The situations are not identical. No A&M regent has publicly accused the system’s largest university—as UT Regent Wallace Hall, through his attorneys, has said of UT-Austin—of succumbing to undue political influence and admitting unqualified applicants.

UT, Sans Francisco

The Tribune also brought us the latest on outgoing UT chancellor Francisco Cigarroa, the Valley-born surgeon whose tenure as top administrator has included the establishment of two new medical schools and a new university in South Texas. The headlines during his time in office, however, have focused on the tensions between some regents, like Hall, and UT-Austin’s Powers. Now, Cigarroa seems to be defending his record.

Cigarroa and Foster wrote a letter this week responding to a column by Hunter Rawlings, the president of the American Association of Universities, a prestigious group of research universities that Powers currently chairs.

While acknowledging that his tenure has corresponded with a period of political turmoil, he said it also was a time of major investment by the system in UT-Austin. He objected to insinuations that he has done Gov. Rick Perry’s bidding on policy or personnel decisions.

As an example, the chancellor noted a column in The Chronicle of Higher Education in July by Hunter R. Rawlings, the president of the Association of American Universities, an organization of research institutions, as an “extremely troubling” example. Rawlings described an effort orchestrated by Cigarroa and Perry to push out Bill Powers, the UT-Austin president and chairman of the AAU.

At the time, Cigarroa had asked Powers to resign or face termination.

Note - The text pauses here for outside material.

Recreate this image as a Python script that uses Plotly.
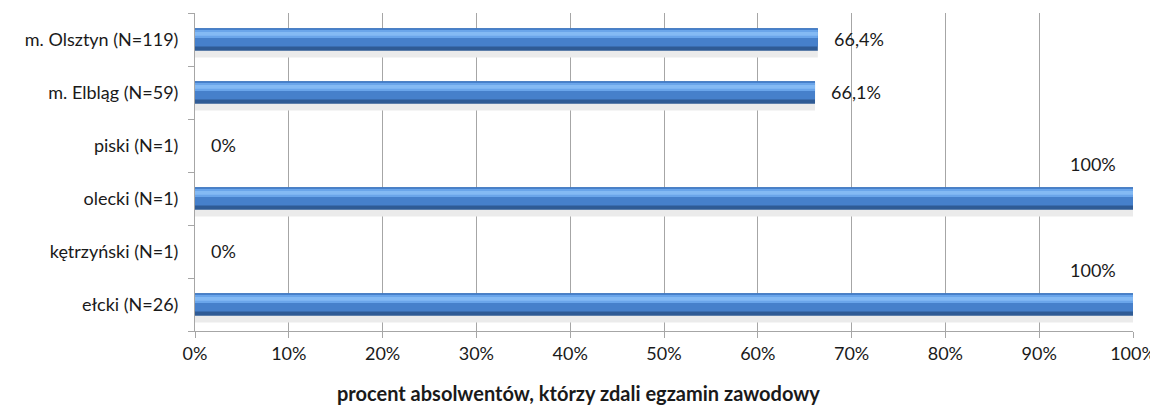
import plotly.graph_objects as go

categories = ["ełcki (N=26)", "kętrzyński (N=1)", "olecki (N=1)", "piski (N=1)",
              "m. Elbląg (N=59)", "m. Olsztyn (N=119)"]
values = [100, 0, 100, 0, 66.1, 66.4]
value_labels = ["100%", "0%", "100%", "0%", "66,1%", "66,4%"]
x_ticks = list(range(0, 101, 10))
x_tick_labels = [f"{t}%" for t in x_ticks]
x_title = "procent absolwentów, którzy zdali egzamin zawodowy"

FONT = "Lato, Open Sans, sans-serif"
GRID = "#a6a6a6"
TXT = "#1a1a1a"

fig = go.Figure()
# layers that build the tubular 3D bar look (drawn from the same data)
layers = [
    dict(offset=-0.34, width=0.14, color="#ebebeb"),   # soft shadow below
    dict(offset=-0.21, width=0.42, color="#2f5b95"),   # dark body / bottom edge
    dict(offset=-0.13, width=0.34, color="#4680cb"),   # main blue
    dict(offset=0.03, width=0.15, color="#6aa5ea"),    # light band
    dict(offset=0.07, width=0.07, color="#84baf4"),    # highlight
]
for L in layers:
    fig.add_trace(go.Bar(
        y=categories, x=values, orientation="h",
        width=L["width"], offset=L["offset"],
        marker=dict(color=L["color"], line=dict(width=0)),
        hoverinfo="skip", showlegend=False))

annotations = []
for cat, v, lab in zip(categories, values, value_labels):
    if v >= 100:
        annotations.append(dict(x=v, y=cat, xref="x", yref="y", text=lab,
                                showarrow=False, xanchor="right", yanchor="middle",
                                xshift=-15, yshift=35,
                                font=dict(family=FONT, size=18, color=TXT)))
    else:
        annotations.append(dict(x=v, y=cat, xref="x", yref="y", text=lab,
                                showarrow=False, xanchor="left", yanchor="middle",
                                xshift=14, yshift=1,
                                font=dict(family=FONT, size=18, color=TXT)))

# axis title, centred on the whole figure like the original
annotations.append(dict(x=0.409, y=0, xref="paper", yref="paper", yanchor="middle",
                        xanchor="center", yshift=-62, text=f"<b>{x_title}</b>",
                        showarrow=False, font=dict(family=FONT, size=20, color=TXT)))

# the page body has an 8px margin, so the figure is sized/offset to compensate
fig.update_layout(
    width=1150, height=398,
    margin=dict(l=187, r=25, t=5, b=75),
    paper_bgcolor="white", plot_bgcolor="white",
    barmode="overlay",
    font=dict(family=FONT, size=18, color=TXT),
    annotations=annotations,
    xaxis=dict(range=[0, 100], tickvals=x_ticks, ticktext=x_tick_labels,
               showgrid=True, gridcolor=GRID, gridwidth=1,
               showline=True, linecolor=GRID, linewidth=1,
               ticks="outside", ticklen=6, tickcolor=GRID,
               zeroline=False, fixedrange=True, automargin=False),
    yaxis=dict(categoryorder="array", categoryarray=categories,
               showgrid=False, showline=True, linecolor=GRID, linewidth=1,
               ticks="outside", ticklen=6, tickcolor=GRID, tickson="boundaries",
               ticklabelstandoff=12, zeroline=False, fixedrange=True, automargin=False),
)

fig.write_html("out.html")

The two ultimately agreed to a timeline that allowed Powers to resign next June.

“While you cited the politicization of higher education in your message and implied that the situation between President Powers and Chancellor Cigarroa was politically driven, be assured that it was not,” Cigarroa and Paul Foster, the chairman of the UT System board, wrote to Rawlings this month in a three-page rebuttal.

The board voted last month to name Adm. William McRaven the sole finalist to succeed Cigarroa.